The fear of "the other" is one of the dominant themes in Act I, Scene 1 of The Crucible.

"The other" can be defined as anything different.  In his extensive stage directions, Miller suggests that the residents of Salem possessed a strong fear of this other. Miller explores this theme in several ways.  One way is in his suggestion that the people of Salem believed their lives should exist only for religious expression:

No one can really know what their lives were like. They had no novelists - and would not have permitted anyone to read a novel if one were handy. Their creed forbade anything re-sembling a theater or “vain enjoyment.” They did not celebrate Christmas, and a holiday from work meant only that they must concentrate even more upon prayer. 

Salemites' clutching to religion meant that anything outside of its jurisdiction was transgression and evil.  The fear of "the other" caused the people of Salem to always pay attention to what other people did.
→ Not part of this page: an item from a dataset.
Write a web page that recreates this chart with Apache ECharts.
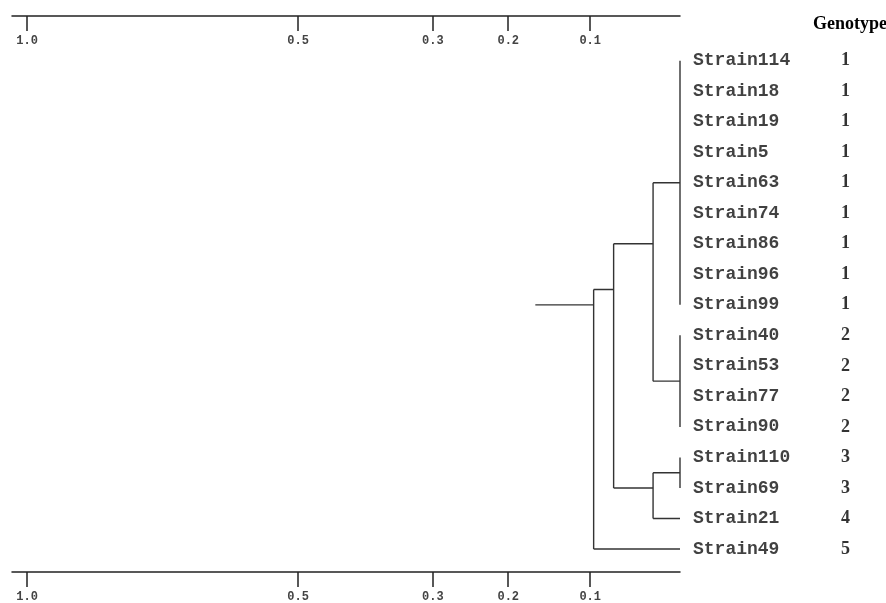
<!DOCTYPE html>
<html>
<head>
<meta charset="utf-8">
<script src="https://cdn.jsdelivr.net/npm/echarts@6/dist/echarts.min.js"></script>
<style>html,body{margin:0;padding:0;background:#fff}#c{width:886px;height:603px}</style>
</head>
<body>
<div id="c"></div>
<script>
// ---- data ----
const strains = ['Strain114','Strain18','Strain19','Strain5','Strain63','Strain74','Strain86','Strain96','Strain99',
  'Strain40','Strain53','Strain77','Strain90','Strain110','Strain69','Strain21','Strain49'];
const genotypes = ['1','1','1','1','1','1','1','1','1','2','2','2','2','3','3','4','5'];
const tickValues = [1.0, 0.5, 0.3, 0.2, 0.1];
const tickLabels = ['1.0', '0.5', '0.3', '0.2', '0.1'];
// cluster nodes: children are leaf indices (numbers) or node ids (strings); height = distance
const nodeIds = ['A','B','C','D','E','F','G'];
const nodeChildren = [
  [0,1,2,3,4,5,6,7,8],
  [9,10,11,12],
  ['A','B'],
  [13,14],
  ['D',15],
  ['C','E'],
  ['F',16]
];
const nodeHeights = [0, 0, 0.029, 0, 0.029, 0.073, 0.096];
const rootStem = 0.166;

// ---- scale: axis position is ln(1 + distance) ----
const tf = d => Math.log(1 + d);

const nodes = {};
function leafList(c) {
  return typeof c === 'number' ? [c] : nodes[c].leaves;
}
nodeIds.forEach((id, i) => {
  const leaves = [].concat(...nodeChildren[i].map(leafList));
  const y = leaves.reduce((a, b) => a + b, 0) / leaves.length;
  nodes[id] = { leaves, y, h: nodeHeights[i], children: nodeChildren[i] };
});
function childPos(c) {
  return typeof c === 'number' ? { y: c, h: 0 } : { y: nodes[c].y, h: nodes[c].h };
}
const segs = [];
nodeIds.forEach(id => {
  const n = nodes[id];
  const cs = n.children.map(childPos);
  const ys = cs.map(c => c.y);
  segs.push({ coords: [[tf(n.h), Math.min(...ys)], [tf(n.h), Math.max(...ys)]] });
  cs.forEach(c => {
    if (c.h !== n.h) segs.push({ coords: [[tf(n.h), c.y], [tf(c.h), c.y]] });
  });
});
const root = nodes['G'];
segs.push({ coords: [[tf(rootStem), root.y], [tf(root.h), root.y]] });

const leafPts = strains.map((s, i) => [0, i]);

const axisCommon = {
  type: 'value',
  inverse: true,
  min: 0,
  max: 0.7091,
  splitLine: { show: false },
  axisLine: { show: true, onZero: false, lineStyle: { color: '#222', width: 1.5 } },
  axisTick: { show: true, length: 15, lineStyle: { color: '#222', width: 1.5 }, customValues: tickValues.map(tf) },
  axisLabel: {
    show: true,
    customValues: tickValues.map(tf),
    formatter: v => {
      let best = 0;
      tickValues.forEach((t, i) => { if (Math.abs(tf(t) - v) < Math.abs(tf(tickValues[best]) - v)) best = i; });
      return tickLabels[best];
    },
    fontFamily: 'Liberation Mono',
    fontWeight: 'bold',
    fontSize: 12,
    color: '#444'
  }
};

const chart = echarts.init(document.getElementById('c'), null, { renderer: 'canvas' });
chart.setOption({
  animation: false,
  backgroundColor: '#fff',
  title: {
    text: 'Genotype',
    left: 808,
    top: 10,
    textStyle: { fontFamily: 'Liberation Serif', fontWeight: 'bold', fontSize: 18, color: '#000' }
  },
  grid: { left: 12, right: 206, top: 16, bottom: 30 },
  xAxis: [
    Object.assign({}, axisCommon, {
      position: 'top',
      axisTick: Object.assign({}, axisCommon.axisTick, { inside: true }),
      axisLabel: Object.assign({}, axisCommon.axisLabel, { inside: true, margin: 19 })
    }),
    Object.assign({}, axisCommon, {
      position: 'bottom',
      axisLabel: Object.assign({}, axisCommon.axisLabel, { margin: 19 })
    })
  ],
  yAxis: {
    type: 'value',
    inverse: true,
    min: -1.462,
    max: 16.752,
    show: false
  },
  series: [
    {
      type: 'lines',
      coordinateSystem: 'cartesian2d',
      polyline: true,
      silent: true,
      lineStyle: { color: '#333', width: 1.4, opacity: 1 },
      data: segs
    },
    {
      type: 'scatter',
      symbolSize: 0,
      silent: true,
      data: leafPts,
      label: {
        show: true,
        position: 'right',
        distance: 13,
        formatter: p => strains[p.dataIndex],
        fontFamily: 'Liberation Mono',
        fontWeight: 'bold',
        fontSize: 18,
        color: '#111'
      }
    },
    {
      type: 'scatter',
      symbolSize: 0,
      silent: true,
      data: leafPts,
      label: {
        show: true,
        position: 'right',
        distance: 161,
        formatter: p => genotypes[p.dataIndex],
        fontFamily: 'Liberation Serif',
        fontWeight: 'bold',
        fontSize: 18,
        color: '#000'
      }
    }
  ]
});
</script>
</body>
</html>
People in Salem clung to conformity as the only weapon against "the other": "But, as in all such matters, the issue was not clear-cut, for danger was still a possibility, and in unity still lay the best promise of safety."  People in Salem took sanctuary in conformity as a defense against anything believed to be different.  
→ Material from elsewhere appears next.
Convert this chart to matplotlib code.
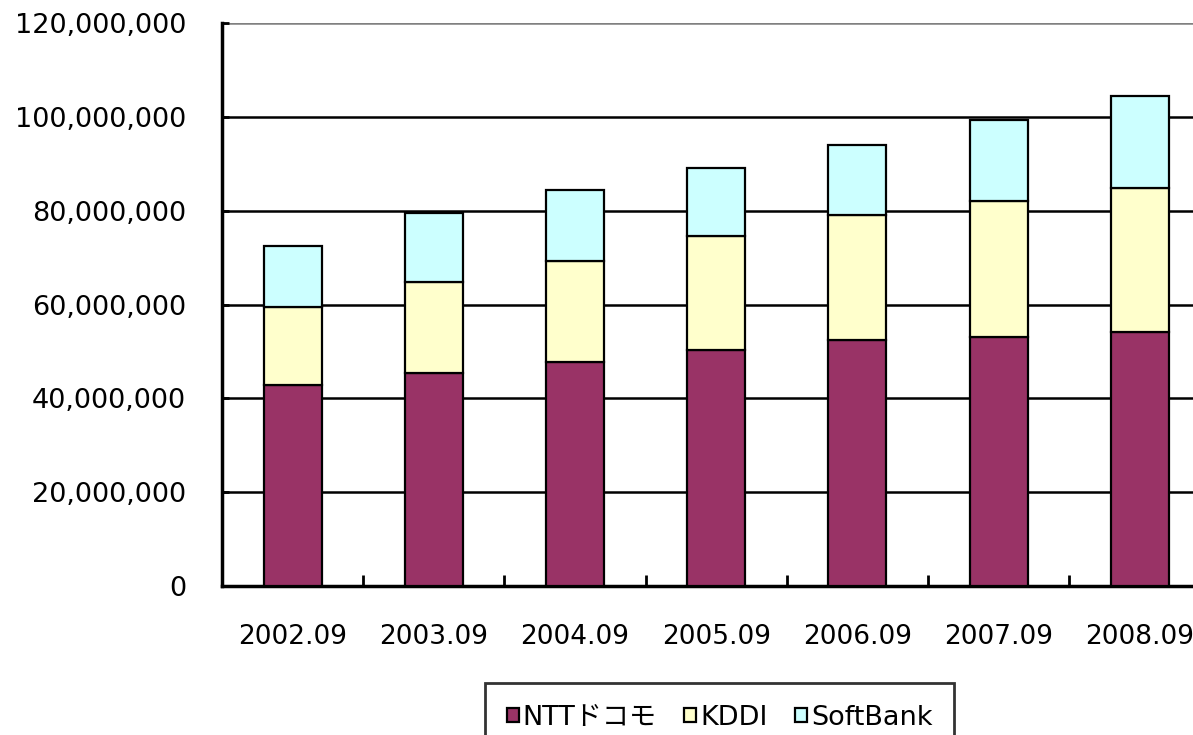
import matplotlib
matplotlib.use("Agg")
import matplotlib.pyplot as plt
import numpy as np
from matplotlib.ticker import FuncFormatter, FixedLocator

plt.rcParams['font.family'] = ['DejaVu Sans', 'Noto Sans CJK JP']

categories = ["2002.09", "2003.09", "2004.09", "2005.09", "2006.09", "2007.09", "2008.09"]
ntt = [42.9e6, 45.4e6, 47.8e6, 50.3e6, 52.5e6, 53.1e6, 54.1e6]
kddi = [16.6e6, 19.4e6, 21.5e6, 24.3e6, 26.5e6, 29.0e6, 30.8e6]
softbank = [13.0e6, 14.7e6, 15.1e6, 14.6e6, 15.1e6, 17.2e6, 19.6e6]
series_names = ["NTTドコモ", "KDDI", "SoftBank"]
colors = ["#993366", "#FFFFCC", "#CCFFFF"]

W, H = 1193, 735
fig = plt.figure(figsize=(W / 100, H / 100), dpi=100)
left, right, top, bottom = 222, 222 + 7 * 141.2, 23, 586
ax = fig.add_axes([left / W, 1 - bottom / H, (right - left) / W, (bottom - top) / H])

x = np.arange(len(categories))
bw = 0.41
b1 = np.array(ntt)
b2 = b1 + np.array(kddi)
ax.bar(x, ntt, bw, color=colors[0], edgecolor="black", linewidth=1.6, label=series_names[0], zorder=3)
ax.bar(x, kddi, bw, bottom=b1, color=colors[1], edgecolor="black", linewidth=1.6, label=series_names[1], zorder=3)
ax.bar(x, softbank, bw, bottom=b2, color=colors[2], edgecolor="black", linewidth=1.6, label=series_names[2], zorder=3)

ax.set_xlim(-0.5, len(categories) - 0.5)
ax.set_ylim(0, 120e6)
ax.set_yticks(np.arange(0, 120e6 + 1, 20e6))
ax.yaxis.set_major_formatter(FuncFormatter(lambda v, p: f"{int(v):,}"))
ax.grid(axis="y", color="black", linewidth=1.8, zorder=0)
ax.set_axisbelow(True)
gl = ax.get_ygridlines()
gl[-1].set_color("#808080")

fs = 19.5
ax.set_xticks(x)
ax.set_xticklabels(categories)
ax.xaxis.set_minor_locator(FixedLocator(x[:-1] + 0.5))
ax.tick_params(axis="x", which="major", length=0, pad=27, labelsize=19)
ax.tick_params(axis="x", which="minor", direction="in", length=8, width=2)
ax.tick_params(axis="y", direction="in", length=5, width=2, pad=26, labelsize=fs)

for s in ["top", "right"]:
    ax.spines[s].set_visible(False)
for s in ["left", "bottom"]:
    ax.spines[s].set_linewidth(2.5)

leg = fig.legend(loc="upper center", bbox_to_anchor=(719.5 / W, 1 - 683 / H), ncol=3,
                 fontsize=fs, frameon=True, fancybox=False, edgecolor="black",
                 handlelength=0.45, handleheight=0.45, handletextpad=0.15, columnspacing=1.0,
                 borderpad=0.8, borderaxespad=0)
leg.get_frame().set_linewidth(2)

fig.savefig("out.png", dpi=100)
This fear compelled the people of Salem to focus on what other people said and did.  Miller argues that the preoccupation with others was out of fear that they were doing something that the community did not sanction: "This predilection for minding other people’s business was time-honored among the people of Salem, and it undoubtedly created many of the suspicions which were to feed the coming madness." Miller suggests that the fear of the other was what caused Salemites to focus on what other people said and did.  He also believes that it played a significant role in the hysteria behind the trials.  To be accused of being a witch meant that a person was "different" and had broken from the community's expectation of spirituality.  

This theme is established in the play's opening scene.  It is evident in how Parris is worried about what others will say about him regarding the girls' actions in the woods.  It is also seen in how the girls launch into their accusations and how the townspeople respond.  The fear of "the other" theme introduced in the first scene of the first act is a significant theme throughout the drama.